Как-то ночью мои соседки по палате разговорились. Одна рассказывала, что от лекарств она долго была «овощем», а после того как пожаловалась, ей прописали уколы, от которых появилась «неусидка»: она не может спокойно сидеть и лежать, ей надо постоянно куда-то бежать. Лиза над ней только посмеялась. Сказала, что здесь как в саду: кругом такие энергичные «овощи».

Чтобы мы не залеживались, нас выводили каждый день в коридор гулять туда-сюда по три – четыре часа, и от этих прогулок мы сходили с ума еще больше.

Иногда нам включали телевизор: либо новости, либо «Пусть говорят» и всякий подобный шлак по Первому. Часто нас заставляли открывать все окна. Было свежо и летом, и зимой. Те, кто лежал давно, говорили, что раньше тоже открывали – и всегда было как на севере.

В один из таких обычных дней я познакомилась с девушкой Леной. В ней чувствовалась какая-то внутренняя, тихая доброта: помогала убирать столы и стулья, разносила еду инвалидам и убирала утки на первом посту у старушек. На одном из занятий я сидела рядом с ней, мы раскрашивали цветными карандашами рисунки, я решилась заговорить. Подошла, немного рассказала о себе и поинтересовалась:

– Расскажи про это место. Ты уже давно здесь?
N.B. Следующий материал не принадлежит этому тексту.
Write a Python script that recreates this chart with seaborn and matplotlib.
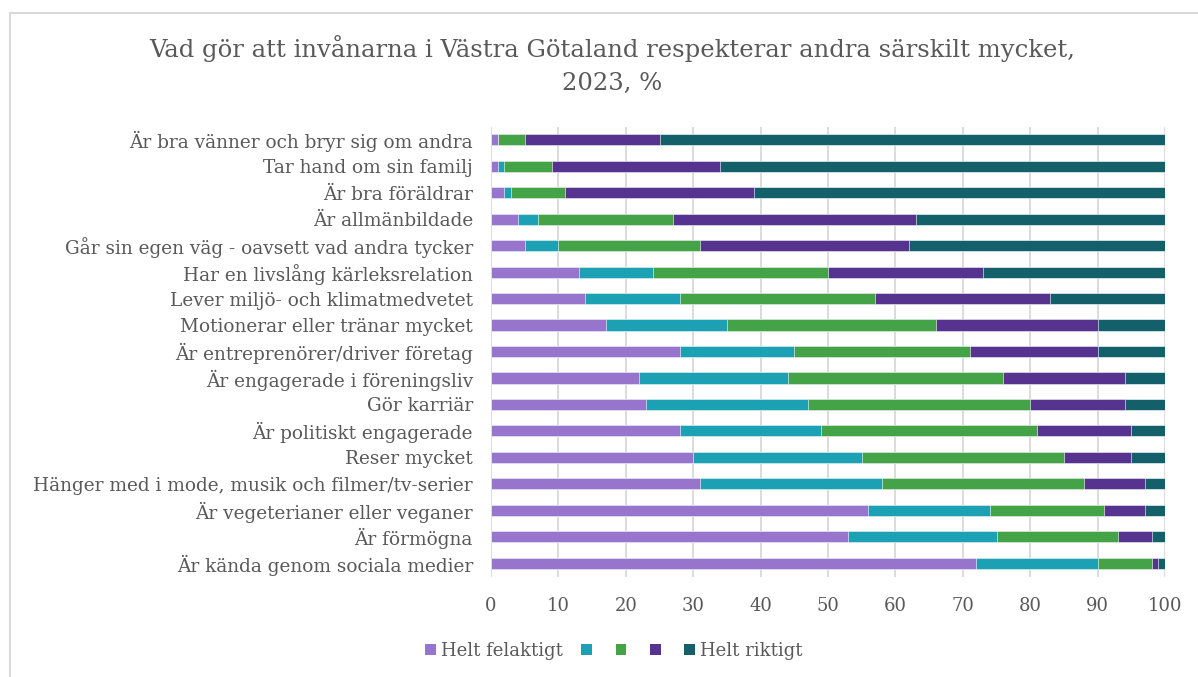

– Около трех месяцев. Родители сослали, уже не первый раз. Знаешь, меня удивило, что тебя сразу сюда положили и не отправили на первый пост. Тебе не делали укол?

– Делали.

– Здесь не лечат людей, – сказала она тихо и, повернувшись к девушке рядом, сказала: – Расскажи ей про нашу больницу.

Девушка, совсем молоденькая, нервно улыбнулась, и, казалось, от этого вопроса начала буквально дергаться.

– Что тут рассказать? Больница как больница. – И засмеялась во весь голос.

Стало еще больше не по себе.


Еда была пресная, безвкусная, как будто кто-то ее уже ел, меня постоянно тошнило, еле сдерживала рвотный рефлекс. Неудивительно, что большинство больных были исхудавшие, особенно, кто давно лежал. Поначалу мне было дико смотреть, как больные жадно загребали по несколько кусков хлеба, ведь это единственное, что там было съедобно. Одна девочка за нашим столом постоянно орала на непонятном языке, будто в нее вселялся демон. Она хотела, чтобы ее оставили в покое, кого-то видела, слышала голоса. Под эти дикие оры еда совсем не лезла в горло.

Каждый день нас выгоняли из палат. Девочке из моей палаты врач сказал, что если она будет такой амебной и дальше, то ей будут давать лекарства с амфетамином, – так себе врачебный юмор.

На следующий день мы с Аллой подружились. Она говорила, что раньше много выпивала, лечилась от депрессии в разных клиниках. Когда попала сюда, поначалу лежала целыми днями без душа, умывания и переодевания. Мы с ней стали ходить мыть голову из бутылок друг другу. Моя новая подруга была злостной курильщицей и не могла дождаться, когда будет время перекура. Каждую минуту смотрела на часы.

Один раз она подвела меня к окну, из которого был хорошо виден первый пост, протянула руку в его направлении. Там стояла неадекватная женщина и изъяснялась жестами, показывала кулаки, будто била боксерскую грушу, и что-то орала, смотря на нас.

В другой раз, в очередной жуткий день этого концлагеря, Алла подсела ко мне и стала показывать записку.

– Вот, смотри!

Взяв клочок бумаги, я прочитала: «К черту сигареты, неси деньги!»

Девчонка посмотрела ехидно и сказала:

– А ты думала? Вот до чего здесь людей доводят!

Я не сразу поняла, к чему весь этот цирк, но она не раз говорила, что нянечки на свиданиях подслушивают, и предупреждала, чтобы я была аккуратнее и никогда не плакала при родных. Это мне не грозило: меня некому было навещать.